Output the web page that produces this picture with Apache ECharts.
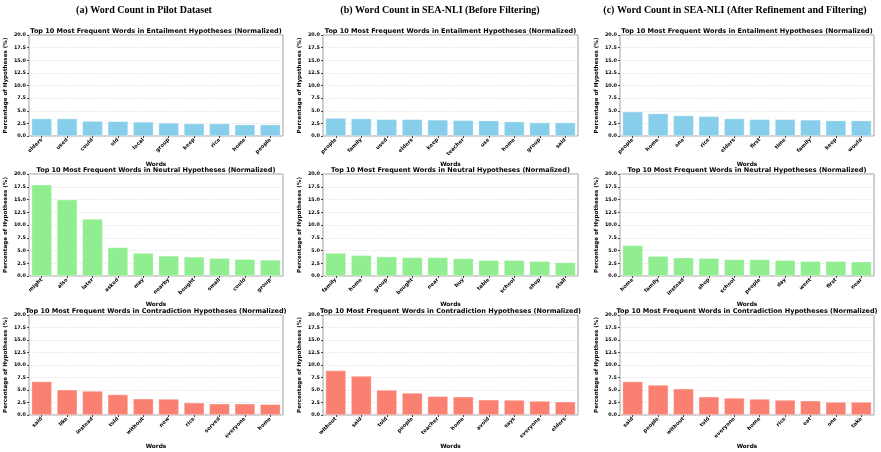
<!DOCTYPE html>
<html>
<head>
<meta charset="utf-8">
<script src="https://cdn.jsdelivr.net/npm/echarts@6/dist/echarts.min.js"></script>
<style>
  html, body { margin: 0; padding: 0; background: #fff; }
  #chart { width: 881px; height: 452px; }
</style>
</head>
<body>
<div id="chart"></div>
<script>
// (a) pilot dataset
var pilotEntWords = ['elders', 'used', 'could', 'old', 'local', 'group', 'keep', 'rice', 'home', 'people'];
var pilotEntVals = [3.45, 3.45, 2.95, 2.9, 2.8, 2.6, 2.45, 2.45, 2.25, 2.25];
var pilotNeuWords = ['might', 'also', 'later', 'asked', 'may', 'nearby', 'bought', 'small', 'could', 'group'];
var pilotNeuVals = [17.9, 14.95, 11.2, 5.6, 4.5, 3.95, 3.75, 3.5, 3.3, 3.15];
var pilotConWords = ['said', 'like', 'instead', 'told', 'without', 'new', 'rice', 'served', 'everyone', 'home'];
var pilotConVals = [6.7, 5.05, 4.8, 4.1, 3.25, 3.2, 2.45, 2.25, 2.25, 2.15];

// (b) SEA-NLI before filtering
var beforeEntWords = ['people', 'family', 'used', 'elders', 'keep', 'teacher', 'use', 'home', 'group', 'said'];
var beforeEntVals = [3.55, 3.45, 3.3, 3.3, 3.2, 3.1, 3.05, 2.85, 2.65, 2.65];
var beforeNeuWords = ['family', 'home', 'group', 'bought', 'near', 'buy', 'table', 'school', 'shop', 'stall'];
var beforeNeuVals = [4.5, 4.05, 3.8, 3.65, 3.65, 3.45, 3.1, 3.1, 2.9, 2.65];
var beforeConWords = ['without', 'said', 'told', 'people', 'teacher', 'home', 'avoid', 'says', 'everyone', 'elders'];
var beforeConVals = [8.9, 7.8, 5.0, 4.4, 3.75, 3.65, 3.05, 3.0, 2.8, 2.65];

// (c) SEA-NLI after refinement and filtering
var afterEntWords = ['people', 'home', 'one', 'rice', 'elders', 'first', 'time', 'family', 'keep', 'would'];
var afterEntVals = [4.8, 4.45, 4.05, 3.9, 3.45, 3.3, 3.3, 3.2, 3.05, 3.05];
var afterNeuWords = ['home', 'family', 'instead', 'shop', 'school', 'people', 'day', 'went', 'first', 'near'];
var afterNeuVals = [6.0, 3.9, 3.6, 3.5, 3.25, 3.25, 3.1, 2.9, 2.9, 2.8];
var afterConWords = ['said', 'people', 'without', 'told', 'everyone', 'home', 'rice', 'eat', 'one', 'take'];
var afterConVals = [6.7, 6.0, 5.25, 3.65, 3.4, 3.2, 3.0, 2.85, 2.6, 2.6];

var mainTitles = [
  '(a) Word Count in Pilot Dataset',
  '(b) Word Count in SEA-NLI (Before Filtering)',
  '(c) Word Count in SEA-NLI (After Refinement and Filtering)'
];
var rowTitles = [
  'Top 10 Most Frequent Words in Entailment Hypotheses (Normalized)',
  'Top 10 Most Frequent Words in Neutral Hypotheses (Normalized)',
  'Top 10 Most Frequent Words in Contradiction Hypotheses (Normalized)'
];
var rowColors = ['#87CEEB', '#90EE90', '#FA8072'];

var panels = [
  [[pilotEntWords, pilotEntVals], [pilotNeuWords, pilotNeuVals], [pilotConWords, pilotConVals]],
  [[beforeEntWords, beforeEntVals], [beforeNeuWords, beforeNeuVals], [beforeConWords, beforeConVals]],
  [[afterEntWords, afterEntVals], [afterNeuWords, afterNeuVals], [afterConWords, afterConVals]]
];

// layout
var colLeft = [29, 323, 620];
var colWidth = [254, 255, 254];
var mainCenter = [144, 440, 735];
var rowTop = [35, 174, 315];
var rowHeight = [101, 102, 100];

var grids = [], xAxes = [], yAxes = [], series = [], graphics = [];

mainTitles.forEach(function (t, c) {
  graphics.push({
    type: 'text', x: mainCenter[c], y: 10,
    style: { text: t, font: 'bold 10px "Liberation Serif", serif', fill: '#000',
             textAlign: 'center', textVerticalAlign: 'middle' }
  });
});

var idx = 0;
for (var c = 0; c < 3; c++) {
  for (var r = 0; r < 3; r++) {
    var words = panels[c][r][0], vals = panels[c][r][1];
    grids.push({
      left: colLeft[c], top: rowTop[r], width: colWidth[c], height: rowHeight[r],
      show: true, borderColor: '#a0a0a0', borderWidth: 1, backgroundColor: '#fff'
    });
    xAxes.push({
      type: 'category', gridIndex: idx, data: words,
      name: 'Words', nameLocation: 'middle', nameGap: r === 2 ? 28 : 25,
      nameTextStyle: { fontFamily: 'DejaVu Sans', fontWeight: 'bold', fontSize: 5.8, color: '#000' },
      axisLine: { show: false },
      axisTick: { show: true, alignWithLabel: true, length: 2, lineStyle: { color: '#444' } },
      axisLabel: { rotate: 45, interval: 0, margin: 3, fontFamily: 'DejaVu Sans', fontWeight: 'bold',
                   fontSize: 5.2, color: '#000' }
    });
    yAxes.push({
      type: 'value', gridIndex: idx, min: 0, max: 20, interval: 2.5,
      name: 'Percentage of Hypotheses (%)', nameLocation: 'middle', nameGap: 20,
      nameTextStyle: { fontFamily: 'DejaVu Sans', fontWeight: 'bold', fontSize: 5.6, color: '#000' },
      axisLine: { show: false },
      axisTick: { show: true, length: 2, lineStyle: { color: '#444' } },
      axisLabel: { margin: 3, fontFamily: 'DejaVu Sans', fontWeight: 'bold', fontSize: 4.9, color: '#000',
                   formatter: function (v) { return v.toFixed(1); } },
      splitLine: { show: true, lineStyle: { color: '#dcdcdc', type: 'dashed', width: 0.6 } }
    });
    series.push({
      type: 'bar', xAxisIndex: idx, yAxisIndex: idx, data: vals,
      barCategoryGap: '20%', silent: true,
      itemStyle: { color: rowColors[r], borderColor: 'rgba(255,255,255,0.5)', borderWidth: 0.6 }
    });
    graphics.push({
      type: 'text', x: colLeft[c] + colWidth[c] / 2, y: rowTop[r] - 4,
      style: { text: rowTitles[r], font: 'bold 6.5px "DejaVu Sans", sans-serif', fill: '#000',
               textAlign: 'center', textVerticalAlign: 'middle' }
    });
    idx++;
  }
}

var chart = echarts.init(document.getElementById('chart'), null, { renderer: 'canvas' });
chart.setOption({
  animation: false,
  backgroundColor: '#fff',
  grid: grids,
  xAxis: xAxes,
  yAxis: yAxes,
  series: series,
  graphic: graphics
});
</script>
</body>
</html>
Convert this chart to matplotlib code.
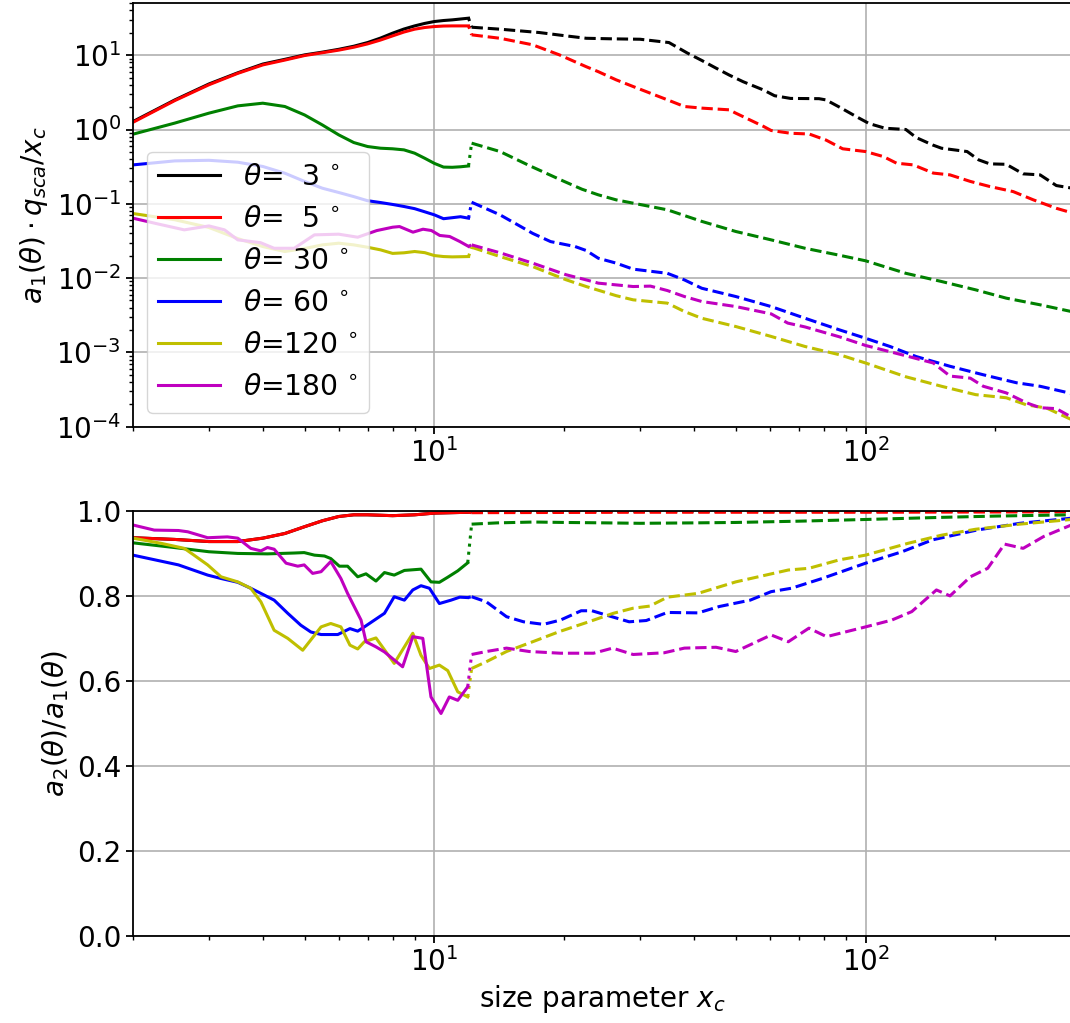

_____

Return every line in the listing that contains the word "this".

Final result:
Output the web page that produces this picture with Apache ECharts.
Convert this chart to matplotlib code.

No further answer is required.